House Democratic staffers called talk of a deal “a false rumor.”

Ring of Finality

Sen. Linda Evans Parlette, R-Wenatchee.

Sen. Linda Evans Parlette, R-Wenatchee.

But the announcement from the Senate certainly had a ring of finality. In the email sent to members Wednesday morning, Senate Majority Caucus Chair Linda Evans Parlette, R-Wenatchee, said:

“Colleagues,

“I’m happy to inform you that this morning we have reached an agreement with Speaker Chopp and the House Democrats on an operating budget that will allow us to complete our work this second special session.

“We conveyed to the Speaker our belief that, with it being day 15 of the second special session, time is of the essence, and that we can no longer afford to delay action if we hope to avoid a government shutdown. Families need to know that they can keep their 4th of July plans because parks will remain open. School districts need to plan their budgets. Mothers and fathers who work for the state need to be confident that they will receive their paychecks in two weeks to put food on the table for their children. And taxpayers have a right to know that the important services that they have paid for and depend on will be available to them.
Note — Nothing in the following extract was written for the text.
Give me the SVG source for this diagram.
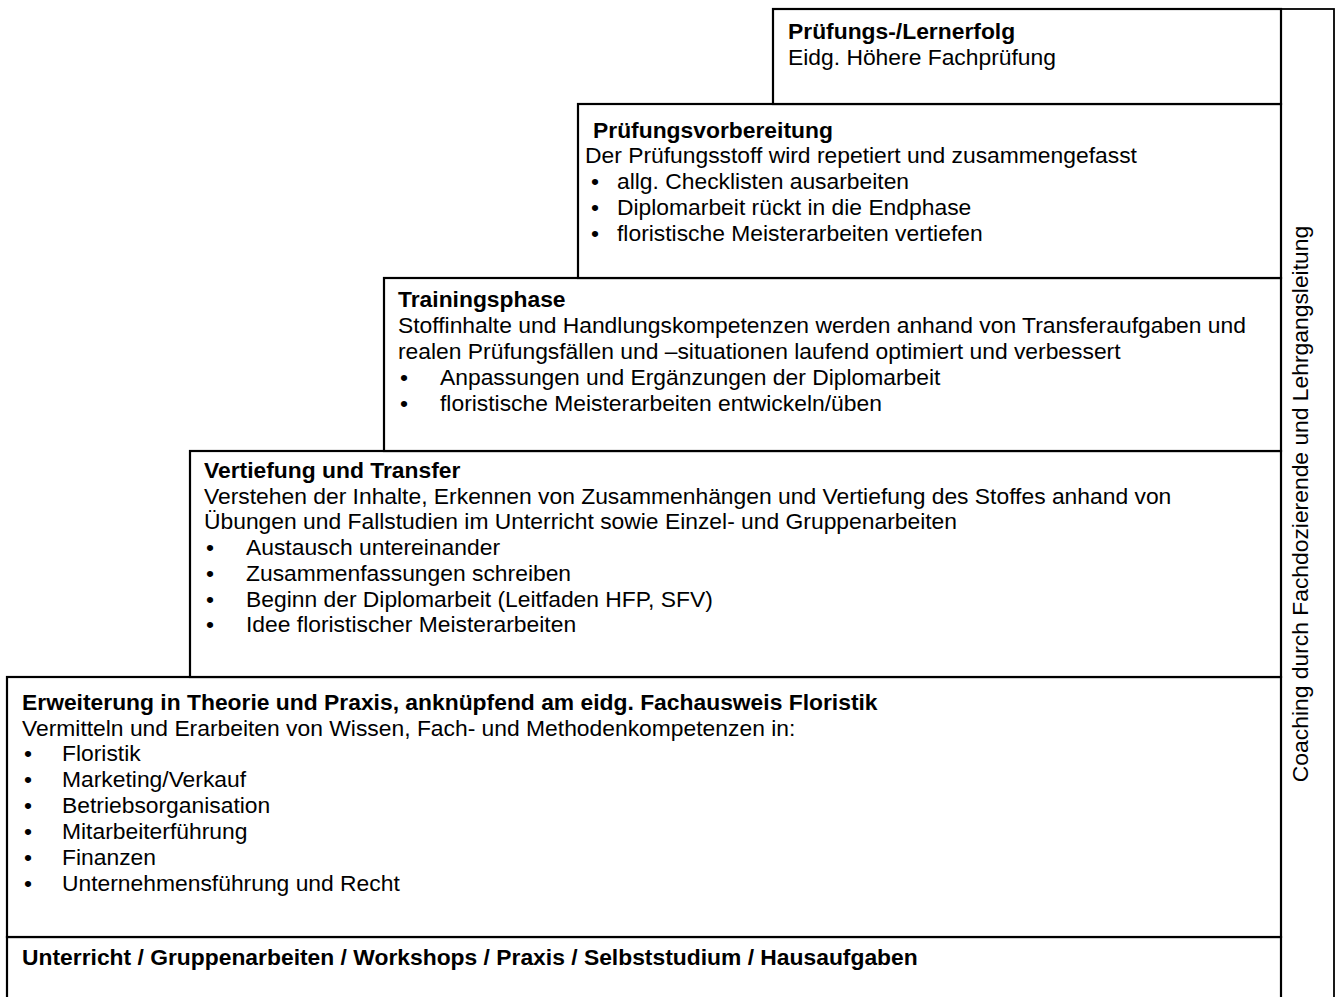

“This agreement will allow us to complete our work and provide the public with the certainty it deserves.

“The Majority Coalition Caucus negotiators fought hard to prioritize funding for education and higher education, and the House Democrat negotiators fought equally hard for prioritizing spending on social-service programs. Neither side got everything it wanted (this is truly a compromise budget), but in the end I think we arrived at a balanced approach that everyone can live with and that brings us closer to the education-first budget many of us envisioned.

“Thanks to all of you for your hard work and sacrifices over the last 6 months, and for the continued effort that will be required of you over the next few days. I especially appreciate the work each of you has done in your specific areas of the budget.

“If you need to complete that work, please do so. Otherwise, please convene in the caucus room at 11:45 a.m., so that we may brief you in greater detail on the specifics of the budget agreement.”